Project Purpose
This project was done to complete my Data Analytics certification at Nashville software school. My overall goal was to showcase the skills I acquired during the course. The total time spent on the project accumulates to 2 weeks. This includes brainstorming the idea, collecting data, cleaning and EDA of data, and dashboarding.
Project Idea
As someone who plans to have kids, I am interested in the effects of childhood internet use. This analysis searches for correlations between internet use and childhood success. The data questions involve comparing internet usage to test scores, fitness, and mental health across the United States. The data has been gathered from the Census Bureau, Nation’s Report Card, and Centers for Disease Control and Prevention. APIs, CSVs, and Migration Toolkits were used to collect the data.
I am a young adult planning on having a family, and I would like to know what will aid in my children’s success. Since the dominating appearance of the internet, much debate has been on the advantages and disadvantages of granting children internet access. I would like to see if there is any clear correlation between internet use and childhood success.
As the number of children (ages 3 – 17) have increased internet access, do test scores for 4th, 8th, or 12th grade increase?
(Scale: Country, United States of America)
Is there a strong correlation between internet users and childhood obesity?
(Scale: Country, United States of America)
Does the amount of internet users correlate to children’s mentality, e.g., feelings of anxiety/depression or general bullying?
(Scale: Country, United States of America)
For each MVP question, is there a significant difference in the correlation coefficient at a global versus country scale?
Is there any connection to young adult (20-29) internet use and employment or degree obtainment rates?
Current data sources only support the MVP and some stretch questions. Additional sources will be needed to answer the rest of the stretch questions.
United States Census Bureau
Internet access by year, state, and age group
(1997-2021)
NAEP Data Service API
Composite scores by year, state, grade, subject
(1990-2021)
Centers for Disease Control and Prevention
Childhood weight and mentality issues by Country
(1975 - 2019)
The World Bank
Global internet usage by Country
(1960 - 2021)
Python
SQL
Excel
ESF Migration Toolkit
Tableau
Finding the data was by far the most challenging part of this project. Once I found my data sources, the real fun began. The fun was building programs to collect the data from the source. For example, I constructed a for loop that pulled in test score information for each year, each state (in the USA), each grade, and each subject. I also discovered the ESF Database Migration Toolkit which allowed me to pull in Microsoft Access file types into PGAdmin where I could then write SQL queries to pull in the exact information I needed.
Data cleaning and EDA included converting state abbreviations to their full names, converting multiple-year columns into a single column, calculating percentages from counts of individuals, joining data frames, calculating correlation coefficients, sorting survey questions, replacing categorical numbers with their respective text, and making sure I had sufficient yearly records to accurately assess internet access trends.
4th and 8th graders' composite scores for reading and mathematics have positive medium to positive strong correlations with home internet access.
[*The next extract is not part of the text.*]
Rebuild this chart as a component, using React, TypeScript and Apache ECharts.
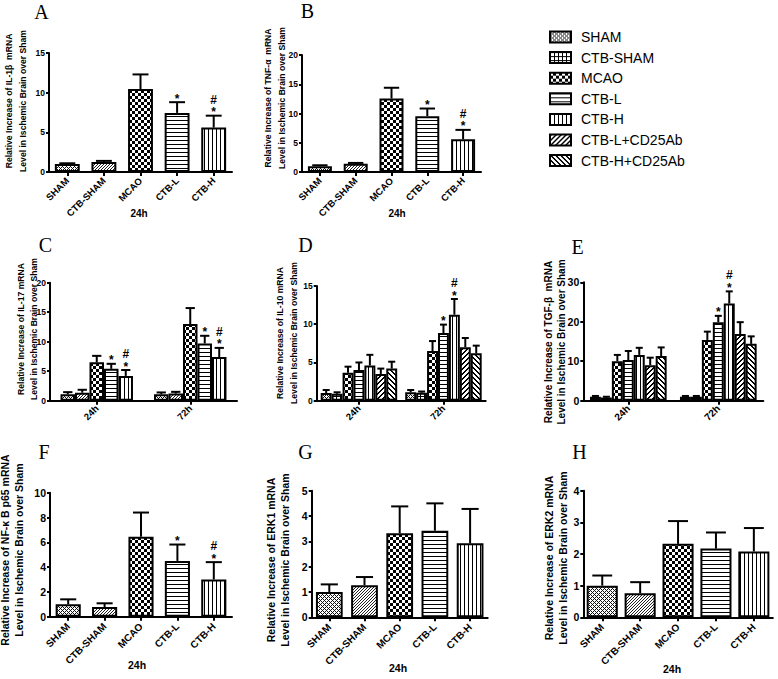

12th graders' composite scores for reading and mathematics have negative medium correlations with internet access..
For the scope of the USA, 4th, 8th, and 12th graders have very strong and postive correlations with weight problems and internet access.
On a global scope, all grades have positive medium correlations with weight problems and internet access.
Child suicide rates have been fairly consistent since 1991 with only a 2% increase when looking at 2019. Because of this, there is a positive and weak correlation between child suicide and internet access.
Physical fighting in children and their internet access has a negative and strong correlation.
The percentage of children feeling sad or hopeless has a negative and medium correlation to internet access.
Since 4th and 8th graders have positive correlations to internet access and 12th grades have a negative correlation, screen time and what each grade is primarily doing while on the internet should be looked into next.
The current study only looks at obese and overweight as described by an individuals BMI. However, BMI does not account for body composition such as muscle mass or body fat percentages. Because of this, the next factors to be assessed for childhood fitness and their internet access should be the amount of physical activity they participate in and the food groups they are consuming.
Currently, the CDC only has data on children feeling sad or hopeless starting in 2003. I believe having data on this measure prior to anyone having access to the internet will improve the accuracy of the correlation coefficient. Additionally, this project looks into physical bullying, but online bullying should also be assessed.